Only 4.8 pct of firms has female top managers
Although it is not easy to come across women who work in high-skilled jobs in the day to day life in the country, which has the literacy rate of 55.1 percent for women, according to state officials, there are many incentives in the country to encourage women to receive education and have high-skilled jobs.
"In the future I would like to see myself in top positions and I think they will give me the opportunity to accomplish that," said Sadia Rahman, an engineer who works as a quality assurance executive at a pharmaceutical company, while adding that there are many successful women like her in the pharmaceutical sector. Still, only the 4.8 percent of the firms in the country have female top managers.

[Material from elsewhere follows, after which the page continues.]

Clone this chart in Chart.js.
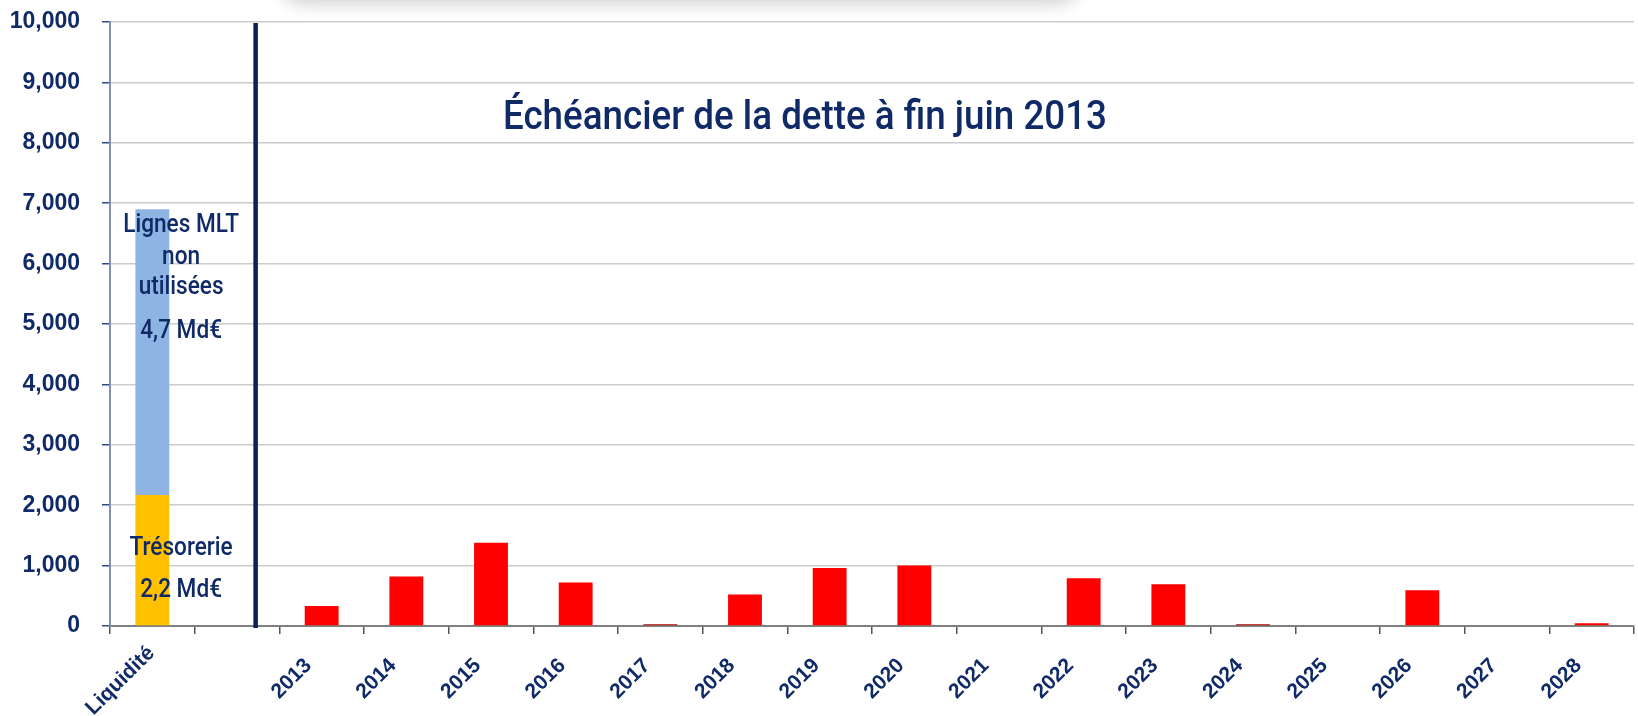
<!DOCTYPE html>
<html>
<head>
<meta charset="utf-8">
<script src="https://cdn.jsdelivr.net/npm/chart.js@4.4.0/dist/chart.umd.min.js"></script>
<style>
  html, body { margin: 0; padding: 0; background: #fff; overflow: hidden; }
  #wrap { position: relative; width: 1638px; height: 716px; }
  #shadow { position: absolute; left: 285px; top: -34px; width: 790px; height: 34px;
            background: #fff; box-shadow: 0 0 18px 3px rgba(0,0,0,0.2); border-radius: 16px; }
  canvas { position: absolute; left: 0; top: 0; }
</style>
</head>
<body>
<div id="wrap">
  <div id="shadow"></div>
  <canvas id="chart" width="1638" height="716"></canvas>
</div>
<script>
// categories
const labels = ['Liquidité', '', '2013', '2014', '2015', '2016', '2017', '2018', '2019', '2020',
  '2021', '2022', '2023', '2024', '2025', '2026', '2027', '2028'];

// liquidité (M€)
const tresorerie = [2170, null, null, null, null, null, null, null, null, null, null, null, null, null, null, null, null, null];
const lignesMLT = [4730, null, null, null, null, null, null, null, null, null, null, null, null, null, null, null, null, null];

// échéances de la dette (M€)
const echeances = [null, null, 330, 820, 1380, 720, 30, 520, 960, 1000, 0, 790, 690, 30, 0, 590, 0, 45];

const titleText = 'Échéancier de la dette à fin juin 2013';
const textMLT = ['Lignes MLT', 'non', 'utilisées', '4,7 Md€'];
const textTreso = ['Trésorerie', '2,2 Md€'];

const navy = '#0f2a66';

// ligne verticale + textes sur la barre de liquidité
const annotPlugin = {
  id: 'annot',
  afterDatasetsDraw(chart) {
    const ctx = chart.ctx;
    const x = chart.scales.x, y = chart.scales.y;
    const w = x.getPixelForValue(1) - x.getPixelForValue(0);

    // séparateur
    ctx.save();
    const sx = x.getPixelForValue(1) + w * 0.22;
    ctx.strokeStyle = '#0a1f5c';
    ctx.lineWidth = 4.5;
    ctx.beginPath();
    ctx.moveTo(sx, y.getPixelForValue(10000) + 1);
    ctx.lineTo(sx, y.getPixelForValue(0) + 2);
    ctx.stroke();
    ctx.restore();

    // textes (police étroite : on compresse horizontalement)
    const tx = x.getPixelForValue(0) + w * 0.34;
    const top = y.getPixelForValue(tresorerie[0] + lignesMLT[0]);
    const bot = y.getPixelForValue(0);
    const narrowText = (t, px, py, sc) => {
      ctx.save();
      ctx.translate(px, py);
      ctx.scale(sc, 1);
      ctx.fillText(t, 0, 0);
      ctx.restore();
    };
    ctx.save();
    ctx.fillStyle = navy;
    ctx.font = '500 26px Roboto, "Liberation Sans", sans-serif';
    ctx.textAlign = 'center';
    ctx.textBaseline = 'alphabetic';
    const offM = [23, 55, 85, 129];
    textMLT.forEach((t, i) => narrowText(t, tx, top + offM[i], 0.87));
    const offT = [-71, -29];
    textTreso.forEach((t, i) => narrowText(t, tx, bot + offT[i], 0.87));

    // titre
    ctx.font = '500 41px Roboto, "Liberation Sans", sans-serif';
    const tw = ctx.measureText(titleText).width;
    narrowText(titleText, 805, 129, Math.min(1, 604 / tw));
    ctx.restore();
  }
};

new Chart(document.getElementById('chart'), {
  type: 'bar',
  data: {
    labels: labels,
    datasets: [
      { label: 'Trésorerie', data: tresorerie, backgroundColor: '#ffc000' },
      { label: 'Lignes MLT non utilisées', data: lignesMLT, backgroundColor: '#8eb4e3' },
      { label: 'Échéances', data: echeances,
        backgroundColor: ctx => (ctx.raw !== null && ctx.raw < 40) ? '#b00000' : '#ff0000' }
    ]
  },
  options: {
    responsive: false,
    animation: false,
    layout: { padding: { left: 0, right: 4, top: 22, bottom: 0 } },
    datasets: { bar: { barPercentage: 0.4, categoryPercentage: 1.0 } },
    plugins: { legend: { display: false }, tooltip: { enabled: false } },
    scales: {
      x: {
        stacked: true,
        grid: { drawOnChartArea: false, color: '#555', tickLength: 8, lineWidth: 1.5 },
        border: { color: '#808080', width: 2 },
        ticks: {
          color: navy, minRotation: 45, maxRotation: 45, padding: 7, labelOffset: -1,
          font: { family: '"Liberation Sans", Arial, sans-serif', size: 21, weight: 'bold' },
          // Excel centre les libellés inclinés : on complète les libellés courts par des espaces
          callback: (v, i) => labels[i] ? labels[i].padEnd(Math.round((labels[i].length + 9) / 2)) : ''
        },
        afterFit(scale) { scale.height = 90; }
      },
      y: {
        stacked: true,
        min: 0, max: 10000,
        grid: { color: '#cccccc', lineWidth: 1.5, tickLength: 8, tickColor: '#2e4a85' },
        border: { color: '#8291b3', width: 2 },
        ticks: {
          stepSize: 1000, color: navy, padding: 22,
          font: { family: '"Liberation Sans", Arial, sans-serif', size: 23, weight: 'bold' },
          callback: v => v.toLocaleString('en-US')
        },
        afterFit(scale) {
          scale.width = 110;
          scale.paddingTop = 10;
          scale.paddingBottom = 0;
        }
      }
    }
  },
  plugins: [annotPlugin]
});
</script>
</body>
</html>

"We are more than 40 female executive managers here. Our female to male ratio is three to one at management level," Rahman added, while highlighting that women feel safe in their working environment, which is why they want to participate in the workforce there.

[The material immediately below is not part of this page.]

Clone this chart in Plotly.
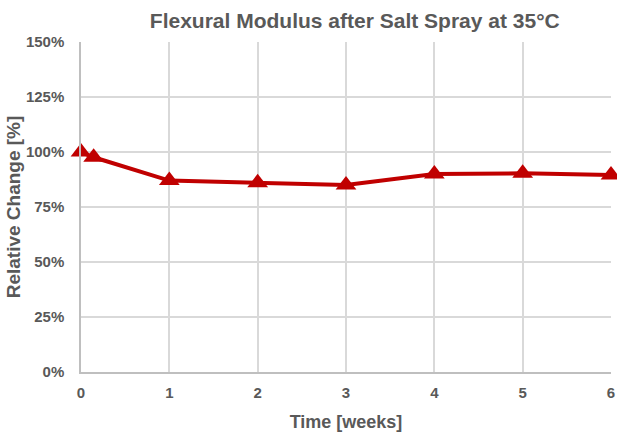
import plotly.graph_objects as go

# Exposure time in weeks and relative flexural modulus (%)
weeks = [0, 0.143, 1, 2, 3, 4, 5, 6]
modulus_pct = [100, 97.6, 87, 86, 85, 90, 90.3, 89.6]
modulus_err = [1.0, 1.0, 1.0, 1.0, 1.0, 1.0, 1.0, 1.0]

x_ticks = [0, 1, 2, 3, 4, 5, 6]
y_ticks = [0, 25, 50, 75, 100, 125, 150]
y_tick_labels = [f"{v}%" for v in y_ticks]

font_color = "#595959"
grid_color = "#d9d9d9"
axis_color = "#bfbfbf"

fig = go.Figure()
fig.add_trace(go.Scatter(
    x=weeks,
    y=modulus_pct,
    mode="lines+markers",
    line=dict(color="#C00000", width=4),
    marker=dict(symbol="triangle-up", size=18, color="#C00000"),
    error_y=dict(type="data", array=modulus_err, color="#595959", thickness=1, width=3),
    cliponaxis=False,
    showlegend=False,
))

fig.update_layout(
    width=617,
    height=432,
    margin=dict(l=81, r=6, t=42, b=60, autoexpand=False),
    paper_bgcolor="white",
    plot_bgcolor="white",
    font=dict(family="Liberation Sans, Arial, sans-serif", color=font_color),
    title=dict(
        text="<b>Flexural Modulus after Salt Spray at 35°C</b>",
        xref="container", x=0.575, xanchor="center",
        yref="container", y=0.953, yanchor="middle",
        font=dict(size=21, color=font_color),
    ),
)

fig.update_xaxes(
    range=[0, 6],
    tickvals=x_ticks,
    ticktext=[f"<b>{v}</b>" for v in x_ticks],
    tickfont=dict(size=15, color=font_color),
    ticklabelstandoff=6,
    showgrid=True, gridcolor=grid_color, gridwidth=1.5,
    showline=True, linecolor=axis_color, linewidth=1.5,
    zeroline=False,
    ticks="", ticklen=0,
    title=dict(text="<b>Time [weeks]</b>", font=dict(size=18, color=font_color), standoff=16),
)

fig.update_yaxes(
    range=[0, 150],
    tickvals=y_ticks,
    ticktext=[f"<b>{t}</b>" for t in y_tick_labels],
    tickfont=dict(size=15, color=font_color),
    ticklabelstandoff=12,
    showgrid=True, gridcolor=grid_color, gridwidth=1.5,
    showline=True, linecolor=axis_color, linewidth=1.5,
    zeroline=False,
    ticks="", ticklen=0,
    title=dict(text="<b>Relative Change [%]</b>", font=dict(size=19, color=font_color), standoff=0),
)

fig.write_html("out.html")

"If we don't feel safe, how will we work?" she further asks.
Yet, despite the existence of such promising women who expect a bright future, on the other side of the coin, there are the women who have to deal with the worst conditions without any expectations from their future: The refugee women.
Cox's Bazar, a city in southern Bangladesh, has been hosting around a million refugees, including more than 650,000 people who came to Bangladesh following violence in Rakhine state of western Myanmar last year. Myanmar's security forces have been accused of rape, killing, torture and the burning of the homes of Rohingya villagers after insurgents attacked about 30 police outposts on Aug. 25. The U.N. and the U.S. have described the army crackdown as an "ethnic cleansing." About 700,000 Rohingya Muslims flooded into neighboring Bangladesh to escape the violence. Bangladesh and Myanmar agreed in December to begin repatriating them in January, but there were concerns among aid workers and Rohingya that they would be forced to return and face unsafe conditions in Myanmar.

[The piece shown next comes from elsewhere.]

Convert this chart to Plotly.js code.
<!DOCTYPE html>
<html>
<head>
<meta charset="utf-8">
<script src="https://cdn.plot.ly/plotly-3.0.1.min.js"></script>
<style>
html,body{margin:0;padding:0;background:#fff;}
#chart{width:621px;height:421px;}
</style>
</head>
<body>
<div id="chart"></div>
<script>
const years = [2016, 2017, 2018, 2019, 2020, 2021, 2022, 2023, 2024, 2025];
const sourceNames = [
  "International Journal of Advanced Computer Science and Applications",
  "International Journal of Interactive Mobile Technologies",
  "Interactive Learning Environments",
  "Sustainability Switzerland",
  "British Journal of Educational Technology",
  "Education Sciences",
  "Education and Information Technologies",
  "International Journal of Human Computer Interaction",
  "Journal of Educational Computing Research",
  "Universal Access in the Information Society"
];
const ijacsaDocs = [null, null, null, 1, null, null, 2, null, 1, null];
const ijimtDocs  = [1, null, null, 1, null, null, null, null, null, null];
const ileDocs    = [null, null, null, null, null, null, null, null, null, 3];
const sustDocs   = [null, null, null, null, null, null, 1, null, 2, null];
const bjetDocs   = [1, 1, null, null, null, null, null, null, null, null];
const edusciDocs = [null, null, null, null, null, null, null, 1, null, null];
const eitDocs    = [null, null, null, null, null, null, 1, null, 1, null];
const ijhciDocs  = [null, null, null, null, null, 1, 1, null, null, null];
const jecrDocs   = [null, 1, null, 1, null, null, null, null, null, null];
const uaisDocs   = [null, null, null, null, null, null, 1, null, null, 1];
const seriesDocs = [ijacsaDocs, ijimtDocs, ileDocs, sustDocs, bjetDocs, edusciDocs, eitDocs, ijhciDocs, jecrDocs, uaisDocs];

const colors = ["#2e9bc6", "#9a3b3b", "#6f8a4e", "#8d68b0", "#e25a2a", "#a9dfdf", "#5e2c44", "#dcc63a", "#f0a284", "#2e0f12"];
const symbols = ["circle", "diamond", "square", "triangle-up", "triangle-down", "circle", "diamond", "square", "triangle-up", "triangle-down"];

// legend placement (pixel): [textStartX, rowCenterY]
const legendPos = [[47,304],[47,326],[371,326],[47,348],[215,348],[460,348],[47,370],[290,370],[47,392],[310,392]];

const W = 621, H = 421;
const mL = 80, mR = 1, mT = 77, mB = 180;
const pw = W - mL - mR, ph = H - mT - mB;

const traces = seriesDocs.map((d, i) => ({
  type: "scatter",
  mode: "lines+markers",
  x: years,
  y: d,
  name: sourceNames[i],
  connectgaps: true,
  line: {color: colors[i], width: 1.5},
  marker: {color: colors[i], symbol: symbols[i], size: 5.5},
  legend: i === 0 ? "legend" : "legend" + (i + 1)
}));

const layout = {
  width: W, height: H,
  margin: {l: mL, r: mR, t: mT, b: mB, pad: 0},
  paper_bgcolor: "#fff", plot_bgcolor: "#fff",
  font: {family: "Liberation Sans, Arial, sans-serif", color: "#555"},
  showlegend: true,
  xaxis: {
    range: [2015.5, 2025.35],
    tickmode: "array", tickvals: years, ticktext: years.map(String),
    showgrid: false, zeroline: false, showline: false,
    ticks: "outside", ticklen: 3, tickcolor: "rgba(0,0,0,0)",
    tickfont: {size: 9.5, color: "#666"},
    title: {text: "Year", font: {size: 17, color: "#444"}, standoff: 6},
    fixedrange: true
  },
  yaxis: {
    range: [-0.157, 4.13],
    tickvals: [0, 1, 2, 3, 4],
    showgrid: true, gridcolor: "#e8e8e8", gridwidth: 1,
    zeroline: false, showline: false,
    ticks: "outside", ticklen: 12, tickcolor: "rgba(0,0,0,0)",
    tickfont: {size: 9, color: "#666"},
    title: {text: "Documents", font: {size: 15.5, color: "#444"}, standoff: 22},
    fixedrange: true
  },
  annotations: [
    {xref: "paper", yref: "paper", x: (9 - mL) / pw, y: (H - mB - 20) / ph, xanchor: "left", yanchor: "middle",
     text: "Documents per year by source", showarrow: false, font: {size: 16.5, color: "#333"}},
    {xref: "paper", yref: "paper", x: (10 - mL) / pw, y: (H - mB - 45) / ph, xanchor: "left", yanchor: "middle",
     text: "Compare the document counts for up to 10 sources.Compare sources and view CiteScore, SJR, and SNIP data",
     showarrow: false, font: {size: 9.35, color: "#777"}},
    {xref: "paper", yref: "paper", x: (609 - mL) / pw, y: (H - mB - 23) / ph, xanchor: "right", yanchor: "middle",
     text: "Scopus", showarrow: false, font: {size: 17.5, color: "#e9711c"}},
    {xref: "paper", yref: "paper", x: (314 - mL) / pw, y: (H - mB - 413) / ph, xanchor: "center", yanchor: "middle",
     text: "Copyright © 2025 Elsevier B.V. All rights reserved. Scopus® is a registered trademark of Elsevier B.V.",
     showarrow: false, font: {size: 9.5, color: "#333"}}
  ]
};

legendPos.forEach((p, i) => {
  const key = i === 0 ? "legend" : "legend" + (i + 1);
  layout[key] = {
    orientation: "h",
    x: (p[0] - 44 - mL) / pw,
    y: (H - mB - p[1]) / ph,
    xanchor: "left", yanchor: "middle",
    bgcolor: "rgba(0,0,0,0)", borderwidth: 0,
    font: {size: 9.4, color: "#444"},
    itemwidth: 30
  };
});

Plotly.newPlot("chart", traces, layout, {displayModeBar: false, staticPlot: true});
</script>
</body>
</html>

Fifty-one percent of the refugees are women and 150,000 of these women are single mothers. Just like the refugee men in the camps, they do not have any work or education opportunities. Still, there are some initiatives that aim to open workshops for women to provide training, including the one from the Turkish Red Crescent which teaches women to sew. However, these women who fled from the brutal conditions of their home country still have to deal with many challenges. The biggest problem that refugee women are facing, according to the Shamimul Huq Pavel,who is in charge of the camps, is gender-based violence, which in his opinion is caused from the fact that most men are having more than one marriage.
Although the RCCC officer denied it, according to the officers of Turkish Red Crescent and Turkish Diyanet Foundation (TDV), another big problem is harassment and rape.
"There is no place safe for women in the camps," officer Oğuzhan Adsız, foreign humanitarian aid expert deputy of TDV, said.